START Material shown

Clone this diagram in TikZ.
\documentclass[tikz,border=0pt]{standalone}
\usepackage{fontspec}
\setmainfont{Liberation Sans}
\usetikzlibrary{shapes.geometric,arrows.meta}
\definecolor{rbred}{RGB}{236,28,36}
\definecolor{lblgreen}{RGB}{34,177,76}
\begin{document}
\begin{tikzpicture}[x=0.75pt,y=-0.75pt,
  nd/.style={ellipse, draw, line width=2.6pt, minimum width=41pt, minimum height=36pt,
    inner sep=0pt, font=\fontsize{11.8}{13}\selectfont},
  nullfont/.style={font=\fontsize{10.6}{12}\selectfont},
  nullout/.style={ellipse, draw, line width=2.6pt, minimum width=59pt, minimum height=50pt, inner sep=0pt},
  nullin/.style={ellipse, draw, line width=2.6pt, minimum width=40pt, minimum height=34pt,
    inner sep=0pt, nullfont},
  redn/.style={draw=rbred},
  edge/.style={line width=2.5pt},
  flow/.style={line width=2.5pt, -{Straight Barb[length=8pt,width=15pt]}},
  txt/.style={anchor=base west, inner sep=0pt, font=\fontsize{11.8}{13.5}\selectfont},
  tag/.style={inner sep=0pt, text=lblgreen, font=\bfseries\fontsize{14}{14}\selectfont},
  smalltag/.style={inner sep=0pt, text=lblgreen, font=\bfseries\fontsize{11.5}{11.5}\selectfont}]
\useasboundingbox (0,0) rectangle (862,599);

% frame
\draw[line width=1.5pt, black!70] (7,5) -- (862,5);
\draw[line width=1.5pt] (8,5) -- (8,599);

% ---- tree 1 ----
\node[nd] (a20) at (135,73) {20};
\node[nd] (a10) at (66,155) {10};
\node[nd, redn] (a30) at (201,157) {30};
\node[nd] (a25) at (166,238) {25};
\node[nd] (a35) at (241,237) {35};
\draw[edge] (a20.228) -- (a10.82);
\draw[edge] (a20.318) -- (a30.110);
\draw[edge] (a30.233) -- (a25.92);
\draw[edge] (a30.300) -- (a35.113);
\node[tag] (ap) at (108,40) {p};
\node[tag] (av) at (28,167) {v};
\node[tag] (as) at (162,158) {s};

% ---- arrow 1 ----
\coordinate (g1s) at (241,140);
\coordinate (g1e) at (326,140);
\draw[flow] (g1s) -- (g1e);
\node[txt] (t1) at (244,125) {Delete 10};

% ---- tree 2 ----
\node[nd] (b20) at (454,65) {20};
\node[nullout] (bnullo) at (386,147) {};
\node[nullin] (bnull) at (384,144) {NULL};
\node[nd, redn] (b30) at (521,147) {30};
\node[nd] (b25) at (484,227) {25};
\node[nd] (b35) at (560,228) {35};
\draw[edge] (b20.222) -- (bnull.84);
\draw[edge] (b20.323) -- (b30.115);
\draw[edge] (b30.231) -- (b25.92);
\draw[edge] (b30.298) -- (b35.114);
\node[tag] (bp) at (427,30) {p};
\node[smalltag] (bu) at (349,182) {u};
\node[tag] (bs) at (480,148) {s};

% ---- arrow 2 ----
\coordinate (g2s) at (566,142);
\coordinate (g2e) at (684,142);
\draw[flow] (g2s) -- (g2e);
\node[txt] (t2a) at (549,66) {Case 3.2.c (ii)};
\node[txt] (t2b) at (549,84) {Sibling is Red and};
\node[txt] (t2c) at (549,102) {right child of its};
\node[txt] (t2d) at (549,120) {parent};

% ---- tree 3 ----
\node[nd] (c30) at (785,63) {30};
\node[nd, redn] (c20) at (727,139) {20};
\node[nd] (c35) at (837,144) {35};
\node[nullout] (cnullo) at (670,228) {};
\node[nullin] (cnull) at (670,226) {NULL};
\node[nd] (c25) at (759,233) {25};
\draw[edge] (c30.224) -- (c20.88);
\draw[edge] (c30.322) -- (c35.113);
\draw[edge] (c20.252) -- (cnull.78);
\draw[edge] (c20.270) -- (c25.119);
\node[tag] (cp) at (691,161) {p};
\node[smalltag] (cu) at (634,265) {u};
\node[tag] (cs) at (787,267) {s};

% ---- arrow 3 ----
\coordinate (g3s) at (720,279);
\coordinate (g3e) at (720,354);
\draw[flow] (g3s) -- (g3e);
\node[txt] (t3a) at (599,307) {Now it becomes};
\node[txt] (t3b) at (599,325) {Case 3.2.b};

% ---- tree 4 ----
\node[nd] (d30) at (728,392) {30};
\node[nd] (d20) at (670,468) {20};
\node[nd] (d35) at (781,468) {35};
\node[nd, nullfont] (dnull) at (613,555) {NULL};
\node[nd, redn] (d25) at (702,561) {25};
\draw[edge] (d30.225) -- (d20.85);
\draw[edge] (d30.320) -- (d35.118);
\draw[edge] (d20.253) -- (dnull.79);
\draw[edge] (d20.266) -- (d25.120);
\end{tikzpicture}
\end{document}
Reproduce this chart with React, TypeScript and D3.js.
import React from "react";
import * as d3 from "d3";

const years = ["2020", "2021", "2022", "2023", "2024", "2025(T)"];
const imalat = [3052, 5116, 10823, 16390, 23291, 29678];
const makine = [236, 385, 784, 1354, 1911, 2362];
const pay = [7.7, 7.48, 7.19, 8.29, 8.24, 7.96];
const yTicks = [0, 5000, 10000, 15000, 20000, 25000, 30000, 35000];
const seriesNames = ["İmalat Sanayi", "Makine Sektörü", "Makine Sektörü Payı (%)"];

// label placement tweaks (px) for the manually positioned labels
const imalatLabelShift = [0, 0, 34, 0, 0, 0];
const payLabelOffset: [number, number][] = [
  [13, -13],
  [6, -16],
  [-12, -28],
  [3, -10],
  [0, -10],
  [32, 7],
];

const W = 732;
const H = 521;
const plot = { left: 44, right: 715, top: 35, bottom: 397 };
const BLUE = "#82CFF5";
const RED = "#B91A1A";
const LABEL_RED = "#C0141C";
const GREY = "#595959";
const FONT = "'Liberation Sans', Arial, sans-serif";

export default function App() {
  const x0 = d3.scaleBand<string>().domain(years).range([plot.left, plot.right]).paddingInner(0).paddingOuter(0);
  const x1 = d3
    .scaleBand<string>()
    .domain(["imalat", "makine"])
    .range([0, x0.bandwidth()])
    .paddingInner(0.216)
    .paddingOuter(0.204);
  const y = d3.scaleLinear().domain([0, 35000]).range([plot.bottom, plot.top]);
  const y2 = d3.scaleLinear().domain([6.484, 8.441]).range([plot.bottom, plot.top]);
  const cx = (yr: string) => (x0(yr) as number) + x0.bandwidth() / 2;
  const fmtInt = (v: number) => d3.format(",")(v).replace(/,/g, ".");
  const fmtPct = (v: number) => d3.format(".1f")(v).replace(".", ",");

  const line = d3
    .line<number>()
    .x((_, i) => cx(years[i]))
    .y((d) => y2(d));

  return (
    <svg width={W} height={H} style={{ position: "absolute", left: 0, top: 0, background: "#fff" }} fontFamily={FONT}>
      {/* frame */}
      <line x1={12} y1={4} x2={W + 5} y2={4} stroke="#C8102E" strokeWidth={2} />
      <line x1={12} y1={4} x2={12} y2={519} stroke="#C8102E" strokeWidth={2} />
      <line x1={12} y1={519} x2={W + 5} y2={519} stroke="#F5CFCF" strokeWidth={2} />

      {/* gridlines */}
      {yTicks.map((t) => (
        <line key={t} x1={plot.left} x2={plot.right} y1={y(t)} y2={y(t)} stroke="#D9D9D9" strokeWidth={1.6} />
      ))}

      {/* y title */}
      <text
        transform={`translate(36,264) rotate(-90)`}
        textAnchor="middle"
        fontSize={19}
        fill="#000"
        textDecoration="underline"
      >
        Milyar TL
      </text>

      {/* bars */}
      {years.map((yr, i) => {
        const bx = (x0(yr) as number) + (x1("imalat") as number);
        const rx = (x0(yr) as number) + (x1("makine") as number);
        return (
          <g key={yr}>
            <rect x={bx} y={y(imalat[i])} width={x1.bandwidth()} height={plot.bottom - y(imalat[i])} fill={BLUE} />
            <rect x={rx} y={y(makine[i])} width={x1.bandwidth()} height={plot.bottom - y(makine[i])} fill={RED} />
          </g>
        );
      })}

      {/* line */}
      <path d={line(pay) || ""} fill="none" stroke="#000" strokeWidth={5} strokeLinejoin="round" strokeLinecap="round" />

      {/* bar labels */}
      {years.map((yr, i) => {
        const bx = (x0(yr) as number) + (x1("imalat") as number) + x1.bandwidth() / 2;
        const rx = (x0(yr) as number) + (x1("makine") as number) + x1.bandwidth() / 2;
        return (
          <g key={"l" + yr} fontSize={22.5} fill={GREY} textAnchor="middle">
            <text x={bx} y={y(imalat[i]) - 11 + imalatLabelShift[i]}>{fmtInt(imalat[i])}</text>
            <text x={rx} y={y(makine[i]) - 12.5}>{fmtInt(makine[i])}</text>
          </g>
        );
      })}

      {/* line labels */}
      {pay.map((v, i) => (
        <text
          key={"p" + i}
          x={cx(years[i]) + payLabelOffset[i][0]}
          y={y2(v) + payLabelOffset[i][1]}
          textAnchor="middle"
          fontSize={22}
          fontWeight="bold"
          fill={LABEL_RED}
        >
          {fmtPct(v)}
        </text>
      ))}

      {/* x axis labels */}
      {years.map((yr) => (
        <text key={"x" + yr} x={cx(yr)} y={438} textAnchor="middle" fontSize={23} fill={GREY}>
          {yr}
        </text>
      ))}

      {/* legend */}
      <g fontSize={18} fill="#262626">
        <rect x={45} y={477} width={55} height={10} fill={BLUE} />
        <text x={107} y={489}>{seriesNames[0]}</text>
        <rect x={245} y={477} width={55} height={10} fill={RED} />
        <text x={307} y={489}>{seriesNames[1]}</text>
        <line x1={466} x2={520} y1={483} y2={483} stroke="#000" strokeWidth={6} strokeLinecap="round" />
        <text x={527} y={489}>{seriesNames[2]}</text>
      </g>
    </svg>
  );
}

END Material shown

Exercise prompt
Beginning at the top of the data, please return every line until and including the line containing "(0,0) rectangle (862,599);", copied exactly, and nothing past it.

Reply
Clone this diagram in TikZ.
\documentclass[tikz,border=0pt]{standalone}
\usepackage{fontspec}
\setmainfont{Liberation Sans}
\usetikzlibrary{shapes.geometric,arrows.meta}
\definecolor{rbred}{RGB}{236,28,36}
\definecolor{lblgreen}{RGB}{34,177,76}
\begin{document}
\begin{tikzpicture}[x=0.75pt,y=-0.75pt,
  nd/.style={ellipse, draw, line width=2.6pt, minimum width=41pt, minimum height=36pt,
    inner sep=0pt, font=\fontsize{11.8}{13}\selectfont},
  nullfont/.style={font=\fontsize{10.6}{12}\selectfont},
  nullout/.style={ellipse, draw, line width=2.6pt, minimum width=59pt, minimum height=50pt, inner sep=0pt},
  nullin/.style={ellipse, draw, line width=2.6pt, minimum width=40pt, minimum height=34pt,
    inner sep=0pt, nullfont},
  redn/.style={draw=rbred},
  edge/.style={line width=2.5pt},
  flow/.style={line width=2.5pt, -{Straight Barb[length=8pt,width=15pt]}},
  txt/.style={anchor=base west, inner sep=0pt, font=\fontsize{11.8}{13.5}\selectfont},
  tag/.style={inner sep=0pt, text=lblgreen, font=\bfseries\fontsize{14}{14}\selectfont},
  smalltag/.style={inner sep=0pt, text=lblgreen, font=\bfseries\fontsize{11.5}{11.5}\selectfont}]
\useasboundingbox (0,0) rectangle (862,599);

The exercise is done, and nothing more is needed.